Tai Chi: The philosophy is that, if one uses hardness to resist violent force, then both sides are certainly to be injured at least to some degree. Such injury, according to tai chi theory, is a natural consequence of meeting brute force with brute force. Instead, one is taught not to directly fight or resist an incoming force, but to meet it in softness and follow its motion while remaining in physical contact until the incoming force of attack exhausts itself or can be safely redirected, meeting yang with yin.
This is my take on a modernization of Stax. It's not meant to be an exact duplicate, but its modern equivalent; I'm not using Descent into Madness to mimic Smokestack or Myr Welder to copy Goblin Welder. That just doesn't work from my experience. I use the urzatron lands to attempt to fix the lack of mana that a modern Stax deck would have.
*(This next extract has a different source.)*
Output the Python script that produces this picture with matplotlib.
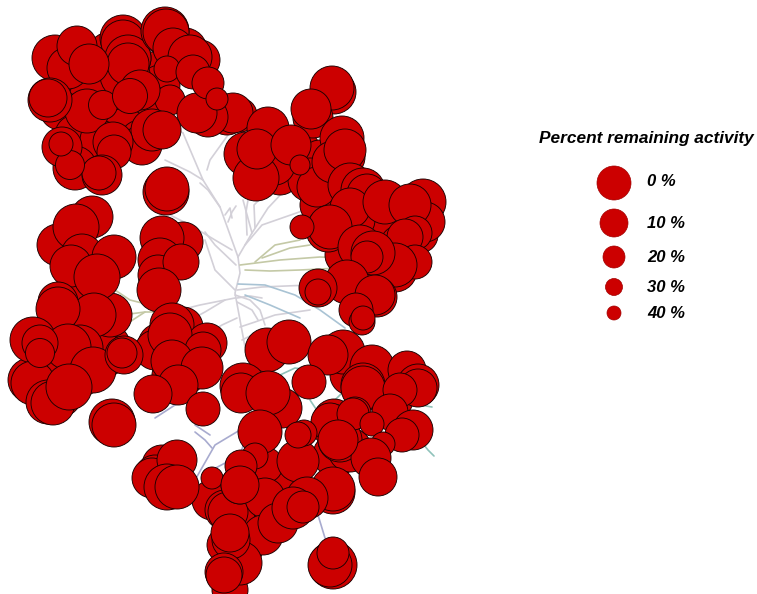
# Kinome tree with remaining-activity circles, coordinates in image pixels
import matplotlib
matplotlib.use("Agg")
import matplotlib.pyplot as plt
from matplotlib.patches import Circle

RED = "#cc0000"

# tree branches (x list, y list, colour)
branch_gray = [
    ([238, 240, 235, 245], [257, 273, 293, 347]),
    ([238, 220, 203, 183], [257, 207, 180, 133]),
    ([203, 190, 165], [180, 172, 160]),
    ([220, 208, 200], [207, 190, 183]),
    ([238, 252, 243], [257, 233, 200]),
    ([252, 268, 285], [233, 208, 190]),
    ([245, 262, 305], [245, 225, 210]),
    ([232, 215, 190, 170], [250, 240, 225, 215]),
    ([236, 215, 205], [265, 245, 232]),
    ([235, 215, 205], [290, 270, 240]),
    ([235, 200, 180], [298, 305, 310]),
    ([237, 262, 310], [290, 287, 285]),
    ([235, 250, 260, 265], [295, 300, 310, 325]),
    ([240, 255, 275, 310], [327, 322, 315, 310]),
    ([242, 262, 295], [340, 330, 325]),
    ([225, 205, 190], [300, 312, 320]),
    ([237, 222, 210], [318, 325, 332]),
    ([183, 168, 158], [133, 125, 118]),
    ([207, 210, 228], [170, 160, 135]),
    ([178, 205, 215], [365, 345, 335]),
    ([228, 232, 236], [222, 212, 206]),
    ([225, 230, 232], [215, 208, 218]),
    ([247, 246, 248], [235, 212, 200]),
    ([255, 254, 262], [228, 205, 197]),
    ([237, 250, 262], [298, 296, 298]),
    ([237, 252, 258], [302, 310, 320]),
]
branch_olive = [
    ([240, 280, 320, 340], [265, 260, 257, 258]),
    ([255, 275, 300], [262, 245, 240]),
    ([262, 290, 310], [258, 248, 245]),
    ([245, 270, 300, 340], [270, 271, 270, 268]),
    ([115, 130, 150], [290, 300, 305]),
    ([125, 145], [325, 312]),
    ([122, 145, 175], [315, 312, 312]),
]
branch_blue = [
    ([238, 265, 295, 320, 345], [284, 285, 295, 310, 328]),
    ([245, 270, 300], [295, 305, 318]),
]
branch_teal = [
    ([280, 295, 310], [375, 368, 370]),
    ([310, 320, 345], [400, 415, 390]),
    ([420, 428, 434], [440, 450, 456]),
    ([420, 432], [405, 407]),
]
branch_violet = [
    ([155, 175, 195], [418, 405, 395]),
    ([195, 215, 240, 245], [480, 445, 430, 425]),
    ([195, 205, 212], [432, 440, 448]),
    ([195, 210], [425, 435]),
    ([212, 240, 245], [470, 455, 440]),
    ([318, 325], [515, 538]),
    ([275, 280], [400, 385]),
]

# circles hidden under the blobs, drawn first
x_under = [72, 100, 130, 150, 185, 160, 110, 90, 125, 150, 60, 170, 90, 125, 140, 75, 100, 200, 128, 125,
           240, 85, 110, 105, 95, 60, 80, 30, 60,
           160, 170, 190, 155, 185,
           280, 300, 320, 310, 340, 365, 385, 400, 395, 380, 345, 420, 335, 320, 355,
           350, 385, 395, 335, 350, 340, 333, 240, 260, 250, 225, 285, 240, 235, 265, 243, 230,
           90, 80, 110]
y_under = [80, 85, 85, 75, 50, 85, 55, 100, 110, 105, 110, 100, 125, 130, 140, 135, 140, 60, 58, 75,
           115, 335, 345, 355, 345, 375, 375, 380, 395,
           345, 375, 355, 350, 375,
           175, 150, 160, 180, 225, 235, 225, 245, 270, 265, 255, 235, 195, 205, 220,
           375, 395, 400, 455, 450, 440, 492, 510, 520, 500, 500, 480, 540, 520, 465, 548, 590,
           300, 300, 315]
r_under = [22, 23, 23, 23, 22, 20, 23, 22, 22, 20, 20, 15, 20, 22, 20, 20, 20, 20, 23, 25,
           17, 22, 20, 22, 22, 22, 22, 22, 22,
           22, 18, 20, 20, 20,
           20, 20, 20, 22, 22, 22, 22, 20, 22, 22, 20, 18, 18, 20, 20,
           20, 20, 18, 22, 22, 22, 22, 22, 22, 20, 20, 20, 22, 20, 18, 20, 18,
           22, 20, 22]

# upper left cluster
x_upper = [123, 123, 128, 128, 55, 68, 77, 89, 165, 166, 173, 190, 167, 227, 233, 208, 197,
           193, 208, 217, 140, 87, 50, 48, 103, 130]
y_upper = [38, 42, 58, 64, 58, 68, 46, 64, 31, 32, 48, 57, 69, 115, 113, 117, 113,
           72, 83, 99, 90, 111, 100, 98, 105, 96]
r_upper = [23, 22, 23, 21, 23, 21, 20, 20, 24, 23, 20, 22, 13, 20, 20, 20, 20,
           17, 16, 11, 20, 22, 22, 19, 14.5, 17.5]

x_mid = [142, 152, 162, 113, 114, 75, 62, 102, 99, 70, 61, 166, 167]
y_mid = [145, 130, 130, 142, 152, 168, 147, 175, 173, 165, 144, 192, 189]
r_mid = [20, 21, 19, 20, 17, 22, 20, 20, 17, 14.5, 12, 23, 22]

# left column
x_left = [92, 58, 76, 82, 71, 114, 97, 183, 162, 160, 158, 181, 159, 58]
y_left = [217, 245, 227, 255, 266, 257, 277, 242, 238, 260, 275, 262, 290, 302]
r_left = [21, 21, 23, 21, 21, 22, 23, 20, 22, 22, 20, 18, 22, 20]

x_low = [94, 58, 33, 80, 68, 93, 33, 48, 53, 69, 40, 40, 124, 122, 112, 114]
y_low = [315, 309, 340, 348, 347, 370, 383, 402, 403, 387, 343, 353, 355, 353, 422, 425]
r_low = [22, 22, 23, 23, 23, 23, 22, 22, 22, 23, 18, 14.5, 19, 15, 23, 22]

x_center = [183, 172, 207, 170, 203, 172, 202, 178, 153, 203]
y_center = [327, 325, 343, 335, 350, 361, 368, 385, 394, 409]
r_center = [20, 22, 20, 22, 18, 21, 21, 20, 19, 17]

# upper right cluster
x_right = [334, 332, 313, 311, 342, 344, 268, 246, 275, 317, 333, 345, 256, 257, 291, 300,
           350, 363, 367, 350, 385, 423, 425, 410, 415, 405]
y_right = [92, 88, 118, 109, 138, 157, 128, 154, 165, 187, 162, 150, 178, 149, 145, 165,
           185, 190, 194, 208, 202, 202, 222, 205, 233, 237]
r_right = [22, 22, 20, 20, 22, 21, 21, 22, 20, 20, 21, 21, 23, 20, 20, 10,
           22, 22, 20, 20, 22, 23, 20, 21, 17, 18]

x_right2 = [328, 330, 360, 415, 395, 373, 367, 302, 347, 377, 375, 318, 318, 356, 362, 363]
y_right2 = [230, 227, 247, 262, 265, 253, 257, 227, 282, 297, 295, 288, 292, 310, 322, 318]
r_right2 = [22, 22, 22, 17, 22, 22, 16, 12, 22, 20, 20, 19, 13, 17, 13, 12]

# centre bottom and lower right
x_br = [282, 267, 289, 243, 241, 268, 343, 328, 372, 407, 418, 418, 363, 363, 400, 309]
y_br = [408, 350, 342, 386, 393, 393, 352, 355, 367, 370, 385, 388, 385, 388, 390, 382]
r_br = [20, 22, 22, 23, 20, 22, 22, 20, 22, 19, 21, 19, 22, 22, 17, 17]

x_br2 = [334, 332, 330, 355, 353, 390, 413, 402, 372, 383, 371, 378, 338, 298, 304, 298, 260]
y_br2 = [420, 425, 422, 413, 414, 412, 430, 435, 424, 444, 458, 477, 440, 461, 433, 435, 432]
r_br2 = [21, 21, 19, 16, 16, 18, 20, 17, 12, 12, 20, 19, 20, 21, 13, 13, 22]

x_bot = [218, 212, 225, 228, 240, 265, 263, 278, 333, 307, 293, 303, 255, 241, 212, 240]
y_bot = [495, 500, 510, 512, 485, 498, 535, 523, 489, 498, 508, 507, 456, 466, 478, 485]
r_bot = [18, 20, 20, 20, 19, 20, 20, 20, 22, 21, 21, 16, 13, 16, 11, 19]

x_bl = [162, 155, 152, 177, 167, 177]
y_bl = [465, 475, 478, 460, 487, 487]
r_bl = [20, 20, 20, 20, 23, 22]

x_tail = [240, 225, 231, 230, 224, 224, 333, 330, 333]
y_tail = [563, 545, 540, 533, 572, 575, 565, 565, 553]
r_tail = [22, 18, 19, 19, 19, 18, 24, 22, 16]

# legend
legend_y = [183, 223, 257, 287, 313]
legend_r = [17, 14, 11, 8.5, 7]
legend_labels = ["0 %", "10 %", "20 %", "30 %", "40 %"]

fig = plt.figure(figsize=(7.57, 5.94), dpi=100)
ax = fig.add_axes([0, 0, 1, 1])
ax.set_xlim(0, 757)
ax.set_ylim(594, 0)
ax.axis("off")

for branches, col in [(branch_gray, "#d3d0d8"), (branch_olive, "#c4c9a6"), (branch_blue, "#a9c3d4"),
                      (branch_teal, "#8fc2ba"), (branch_violet, "#a8abcf")]:
    for bx, by in branches:
        ax.plot(bx, by, color=col, lw=1.2, solid_capstyle="round", zorder=1)

z = 2
for xs, ys, rs in [(x_under, y_under, r_under), (x_upper, y_upper, r_upper), (x_mid, y_mid, r_mid),
                   (x_left, y_left, r_left), (x_low, y_low, r_low), (x_center, y_center, r_center),
                   (x_right, y_right, r_right), (x_right2, y_right2, r_right2), (x_br, y_br, r_br),
                   (x_br2, y_br2, r_br2), (x_bot, y_bot, r_bot), (x_bl, y_bl, r_bl), (x_tail, y_tail, r_tail)]:
    for cx, cy, r in zip(xs, ys, rs):
        ax.add_patch(Circle((cx, cy), r, facecolor=RED, edgecolor="#1a0000", lw=0.65, zorder=z))
        z += 1

ax.text(646, 138, "Percent remaining activity", family="Liberation Sans", weight="bold", style="italic",
        fontsize=12.4, ha="center", va="center", color="black", zorder=z)
for ly, lr, lab in zip(legend_y, legend_r, legend_labels):
    ax.add_patch(Circle((614, ly), lr, facecolor=RED, edgecolor="#a00000", lw=0.5, zorder=z))
    ax.text(647, ly - 1 if ly < 200 else ly, lab, family="Liberation Sans", weight="bold", style="italic",
            fontsize=12, ha="left", va="center", color="black", zorder=z)

fig.savefig("out.png", dpi=100)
The goal is to lock the opponent out by playing an early Chalice of the Void for 0, 1, or 2 depending on the deck you're playing against to block cheap threats. Toss up Ensnaring Bridge and Ghost Prison to form a soft lock. After that is in place, start destroying their permanents. Hopefully, it will be impossible for the opponent to recover and Bosh, Iron Golem or Ugin, the Spirit Dragon hits the table for the (eventual)win.
Bottled Cloister interacts nicely with Ensnaring Bridge so that you don't have to toss your entire hand away to make the bridge work. It's also there for card advantage and to stuff any hand disruption the opponent could cast on their turn.
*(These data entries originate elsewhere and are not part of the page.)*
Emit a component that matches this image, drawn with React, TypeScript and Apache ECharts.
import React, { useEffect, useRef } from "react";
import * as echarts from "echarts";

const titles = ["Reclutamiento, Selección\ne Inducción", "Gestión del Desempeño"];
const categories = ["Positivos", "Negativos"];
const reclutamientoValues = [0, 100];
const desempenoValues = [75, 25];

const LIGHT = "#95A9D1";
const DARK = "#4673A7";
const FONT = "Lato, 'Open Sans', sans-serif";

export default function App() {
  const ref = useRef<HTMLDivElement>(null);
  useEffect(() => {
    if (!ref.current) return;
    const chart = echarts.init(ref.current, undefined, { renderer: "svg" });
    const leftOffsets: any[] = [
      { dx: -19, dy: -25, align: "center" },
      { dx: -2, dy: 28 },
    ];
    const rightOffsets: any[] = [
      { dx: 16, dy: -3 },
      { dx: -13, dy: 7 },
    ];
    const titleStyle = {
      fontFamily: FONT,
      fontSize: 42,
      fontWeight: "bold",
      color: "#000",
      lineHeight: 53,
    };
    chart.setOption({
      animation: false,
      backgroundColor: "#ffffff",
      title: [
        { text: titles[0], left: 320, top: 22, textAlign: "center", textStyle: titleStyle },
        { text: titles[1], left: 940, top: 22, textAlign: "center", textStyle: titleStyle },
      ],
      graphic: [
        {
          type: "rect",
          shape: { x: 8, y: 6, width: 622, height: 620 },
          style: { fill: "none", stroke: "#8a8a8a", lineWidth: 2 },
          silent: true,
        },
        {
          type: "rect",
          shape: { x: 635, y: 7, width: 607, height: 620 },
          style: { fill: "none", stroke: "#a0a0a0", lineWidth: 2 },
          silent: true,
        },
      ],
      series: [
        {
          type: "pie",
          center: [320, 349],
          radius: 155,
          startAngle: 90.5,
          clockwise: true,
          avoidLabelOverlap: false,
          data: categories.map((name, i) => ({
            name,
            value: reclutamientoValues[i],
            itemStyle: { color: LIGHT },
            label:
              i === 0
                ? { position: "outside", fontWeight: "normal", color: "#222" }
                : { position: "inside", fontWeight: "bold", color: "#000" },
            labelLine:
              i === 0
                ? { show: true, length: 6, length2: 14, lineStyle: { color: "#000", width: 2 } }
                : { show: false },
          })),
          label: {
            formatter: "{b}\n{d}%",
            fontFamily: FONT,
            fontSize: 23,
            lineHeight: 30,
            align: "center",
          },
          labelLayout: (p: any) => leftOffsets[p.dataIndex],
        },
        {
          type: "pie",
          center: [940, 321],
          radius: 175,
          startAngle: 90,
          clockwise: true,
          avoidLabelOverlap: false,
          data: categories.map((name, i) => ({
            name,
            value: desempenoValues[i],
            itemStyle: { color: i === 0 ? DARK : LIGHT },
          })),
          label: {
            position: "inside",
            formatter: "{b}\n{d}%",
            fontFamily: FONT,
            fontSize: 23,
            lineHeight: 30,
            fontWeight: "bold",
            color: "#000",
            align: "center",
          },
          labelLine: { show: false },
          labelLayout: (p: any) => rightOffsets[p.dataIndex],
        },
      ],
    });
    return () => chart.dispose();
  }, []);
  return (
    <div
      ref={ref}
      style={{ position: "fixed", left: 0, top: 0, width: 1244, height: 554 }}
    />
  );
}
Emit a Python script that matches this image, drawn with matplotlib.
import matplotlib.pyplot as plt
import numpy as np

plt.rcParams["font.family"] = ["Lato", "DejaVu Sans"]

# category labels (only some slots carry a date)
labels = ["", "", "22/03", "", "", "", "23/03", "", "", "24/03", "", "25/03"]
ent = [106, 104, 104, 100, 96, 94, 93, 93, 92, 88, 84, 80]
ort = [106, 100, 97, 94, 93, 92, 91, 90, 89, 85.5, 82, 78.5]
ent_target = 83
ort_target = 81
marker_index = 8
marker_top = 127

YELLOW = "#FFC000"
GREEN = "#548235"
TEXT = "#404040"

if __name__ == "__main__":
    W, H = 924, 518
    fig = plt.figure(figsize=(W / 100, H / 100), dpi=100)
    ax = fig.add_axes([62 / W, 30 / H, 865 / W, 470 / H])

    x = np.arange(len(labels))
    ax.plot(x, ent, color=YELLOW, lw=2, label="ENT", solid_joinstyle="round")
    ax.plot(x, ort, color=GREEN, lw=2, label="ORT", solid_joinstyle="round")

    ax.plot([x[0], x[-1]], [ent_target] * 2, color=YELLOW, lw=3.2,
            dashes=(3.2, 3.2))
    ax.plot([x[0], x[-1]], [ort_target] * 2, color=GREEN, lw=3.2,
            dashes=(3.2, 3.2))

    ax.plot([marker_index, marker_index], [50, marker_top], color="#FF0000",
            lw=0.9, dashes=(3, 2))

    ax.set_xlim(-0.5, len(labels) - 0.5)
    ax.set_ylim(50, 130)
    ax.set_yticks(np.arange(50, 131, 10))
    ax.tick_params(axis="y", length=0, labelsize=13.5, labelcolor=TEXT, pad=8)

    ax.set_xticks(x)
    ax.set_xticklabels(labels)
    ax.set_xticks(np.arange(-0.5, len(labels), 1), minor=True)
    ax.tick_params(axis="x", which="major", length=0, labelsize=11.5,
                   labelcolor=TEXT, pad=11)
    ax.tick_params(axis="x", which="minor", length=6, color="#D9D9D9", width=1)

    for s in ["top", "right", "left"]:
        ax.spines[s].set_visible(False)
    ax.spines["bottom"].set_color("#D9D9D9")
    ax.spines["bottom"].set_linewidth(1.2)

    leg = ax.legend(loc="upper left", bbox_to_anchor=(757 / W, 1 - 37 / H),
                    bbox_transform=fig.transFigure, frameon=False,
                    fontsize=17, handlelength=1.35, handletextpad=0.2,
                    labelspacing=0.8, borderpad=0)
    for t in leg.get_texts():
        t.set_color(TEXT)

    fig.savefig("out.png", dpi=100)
Once a few bricks of our prison are laid, we follow up with permanent removal. Ugin, the Spirit Dragon is our board wipe and targeted creature removal. If his big ability comes into play, it puts the roof on our prison. If not, he is still well spent with his removal. Spine of Ish Sah is our recursive removal workhorse. Bosh, Iron Golem flings the spine at our enemies and puts a sizable dent in their life. Trading Post can also take advantage of the spine and net a card or allow us more time against burn and early aggro decks. Ideally, if their creatures are locked, the spine should be targetting lands starting with their important colors. Tectonic Edge and Crucible of Worlds help this strategy along with preventing the opponent from taking our urzatron down. Sundering Titan plays his part as well, doubly when they attempt to remove him. He, too, interacts with our sacrifice outlets and the recursive land mentioned below, albeit slowly and there are better interactions you could be taking advantage of. Land destruction is an unpopular/disliked strategy, but I'll take anything that puts another game in our W column.
Say, for example, they destroy our crucible and kill our Urza's Tower. Academy Ruins saves the day for any artifact that has hit our graveyard. Even it can be turned into one of our weapons alongside Mindslaver.